Well, yes and no. Many are well versed through prior learning (to use the jargon) but some also have very limited or very naive experiences of film, or media generally. I find this especially so with my Chinese students, partly because of language problems and their limited access to film (the Chinese Govt only permits the importation of 20-25 English (aka American) features per year (setting aside the blackmarket here, of course) Currently trying to get these students to recognise the distinctions between mainstream/global cinema, and world cinema!
There are many students who come to first year courses as sophisticated readers of film and there is an extra pleasure in incorporating their knowledge into teaching--a characteristic of much media teaching, in fact.
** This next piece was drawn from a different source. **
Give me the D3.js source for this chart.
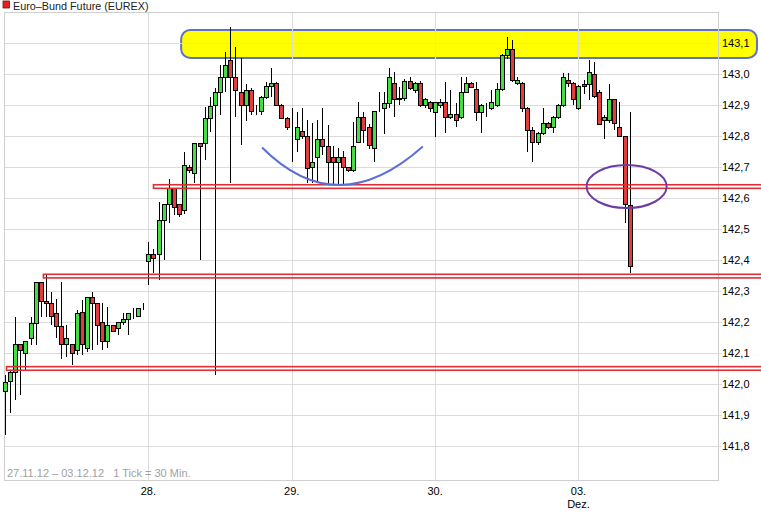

I think I have done enough for this week--off to catch a screening of Alice in Wonderland (work and pleasure combined!).
If I wanted to analyse movies, I'd go and study film and media at university.
It ain't absolutely necessary but it can help. Can you not conceive of watching film in a number of guises, which can overlap each other ie to be immersed in the beauty of images but also disappointed by the unfolding story and silly dialogue? Personally, I find it a much richer experience when I go to the film with a mix of expectations--as a fan, as someone whose business it is to understand and teach about film, to be moved emotionally (and maybe even cry in the dark occasionally)--a whole bunch of intellectual and emotional responses, which amount to more than being 'entertained'?
Some of my favourite films, which do all these things, include Some Like It Hot, Dersu Uzala, Illustrious Energy, Leningrad Cowboys Go America...and Tremors!